Scientists have discovered that solar panels can be designed to perform considerably better when exposed to sounds like certain kinds of music. Why is this, and how could this knowledge help advance green energy?
Researchers at the Imperial College London, working with a team from Queen Mary University and publishing this month in the journal Advanced Materials, have demonstrated that music and sounds pitched at around ambient noise level — say, the sound of an office printer — could significantly increase the output of specially designed solar panels. Interestingly, it’s move over Beethoven and say hello to One Direction: these solar panels prefer their pop and rock over high brow classical.
The Science Behind the Solar Panel and Sound Link
Researchers wanted to discover whether this effect could be harnessed to improve the efficiency and output of solar panels. As such, they manufactured — or more accurately grew — zinc oxide nanorods, which are a piezoelectric material, and then covered them with what is known as an active polymer that can convert sunlight into electricity. The new piezoelectric solar panel was born.

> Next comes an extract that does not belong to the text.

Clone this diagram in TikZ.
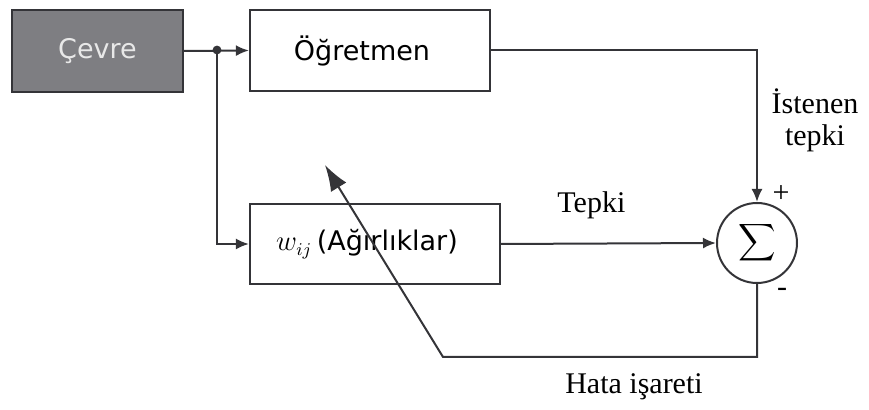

The scientists then exposed the panels to pressure, which in this case was sounds of various pitches. What they found was that high pitched sounds, which are often the mainstay of pop and rock music, increased the output of the solar panels by up to 40%. Classical music, which predominantly has a range of sounds at a lower pitch, also increased the output but not quite as much.
“We thought the soundwaves, which produce random fluctuations, would cancel each other out and so didn’t expect to see any significant overall effect on the power output,” James Durrant, of Imperial’s Department of Chemistry, is quoted as saying. “The key for us was that not only that the random fluctuations from the sound didn’t cancel each other out, but also that some frequencies of sound seemed really to amplify the solar cell output – so that the increase in power was a remarkably big effect considering how little sound energy we put in.”
The Real World Implications of the Sound and Solar Panel Link
Admittedly, bombarding your solar panels with Miley Cirus every day might start to annoy — well, everyone. The good news is, the researchers believe that you don’t actually need music to realize this effect. They discovered that sound levels going as low as 75 decibels, which is roughly the same as general roadside noise, is enough to increase the output of solar cells that have the piezoelectric material built in.
While the efficiency of solar panels has increased enough to make the technology a viable and worthwhile alternative energy for helping supply the home, the efficiency on the whole hasn’t been enough for many wider applications. However, with this finding the scientists hope that a range of technologies could be improved upon to make solar power more widespread. That’s not just for larger items like buses, trains and potentially cars, but even items like laptops and maybe one day, even smaller devices.
Dr. Steve Dunn, co-researcher from the Queen Mary’s School of Engineering and Materials Science, is quoted as saying, “After investigating systems for converting vibrations into electricity this is a really exciting development that shows a similar set of physical properties can also enhance the performance of a photovoltaic solar cell. The work highlights the benefits of collaboration to develop new and interesting systems and scientific understanding.”
This research is of wider benefit than just an interesting milestone in solar panel development. Green energy is unfortunately still not receiving the support it deserves from many politicians and big businesses. As such, innovation can be difficult to come by and without innovation it becomes more and more difficult to convince other businesses that they should invest, incorporate and even champion new green technology — this despite the fact that we know that green energy is desperately needed to try to undo and prevent the damage done by fossil fuels and to stave off looming energy deficiencies.
Research like this, then, helps to show that not only could the numbers add up, but that green energy in the long term could help take products in new and exciting directions that are also kinder to the environment.